Major companies Research in Motion, Motorola and Hewlett-Packard are said to be competing for related components with Apple, pushing "second-tier players" out of the market entirely. Specifically, glass capacitive touch panels, like the one found on the iPad, are the most constrained component.
"Sources from iPad distributors pointed out that in 2010, Apple's order forecasts to its OEM partners were all high and the biggest problem on the supply side was not capacity, but low yields of touch panels," the report said. "In 2011, Apple's strategy of taking up most of the capacity should help the company quickly expand its sales, while reducing its competitors' shipment growth."
Apple Chief Operating Officer Tim Cook revealed in January that his company committed $3.9 billion to secret long-term component contracts. The company would not reveal what the money was put toward, citing a competitive disadvantage in doing so, but it has been widely speculated that the money has been put toward LCD screens and touch panels for devices like the iPhone and iPad.
Analyst Katy Huberty of Morgan Stanley said the investment could allow Apple to buy 60 million iPad touch panels, or 136 million touch displays for the iPhone.
Apple's secret investment is similar to 2005, when the company prepaid for NAND flash memory, allowing it to leverage pricing and garner supply for devices like the iPhone, iPad and new MacBook Air. Much like the anticipated control over the touch panel market in 2011, at numerous points in the past Apple caused a shortage of NAND flash, leaving competitors out while products like the iPhone dominated components.
58 Comments
Smart move by Apple, and they're obviously putting their enormous surplus of built up cash to good use.
Touch panels are a hot item now, and it's kind of hard for competitors to compete if there aren't enough screens being made to meet the demand and you happen to have first dibs on most of them.
Maybe that's why many of the competitors are coming out with those awful smaller sized tablets which fit somewhere between a smartphone and a real tablet.
good business to produce and sell touch screens for these years...
...and Apple will sell each and every one of them.
Articles like this are why I laugh at Android fanboys so often. Apple makes such a profit on their products and they're always a year or two ahead and moves like this just keep them in the lead until they innovate again and leave everyone else scrambling to catch up.

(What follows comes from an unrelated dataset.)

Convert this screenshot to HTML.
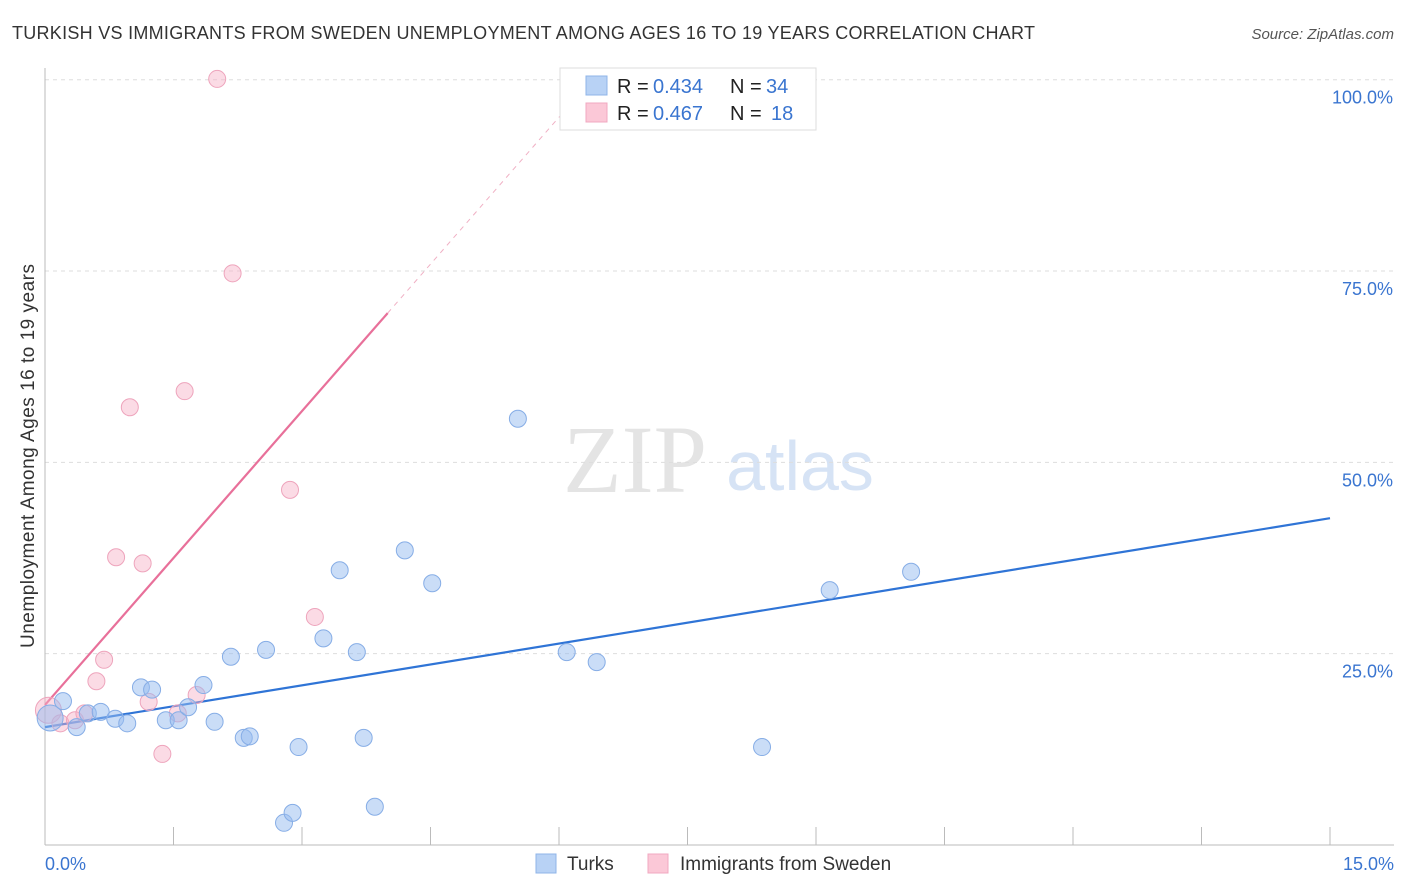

So where are the posters that want Apple to give all their cash holdings back to the shareholders with a huge tax fee thus reducing the stock value doubly with only a little, short-term benefit to the shareholder, instead of investing in longterm component acquisitions that can put them a step ahead of their competitors as needed while still being able to turn out a healthy profit? I feel bad for the people that have no sense of savings.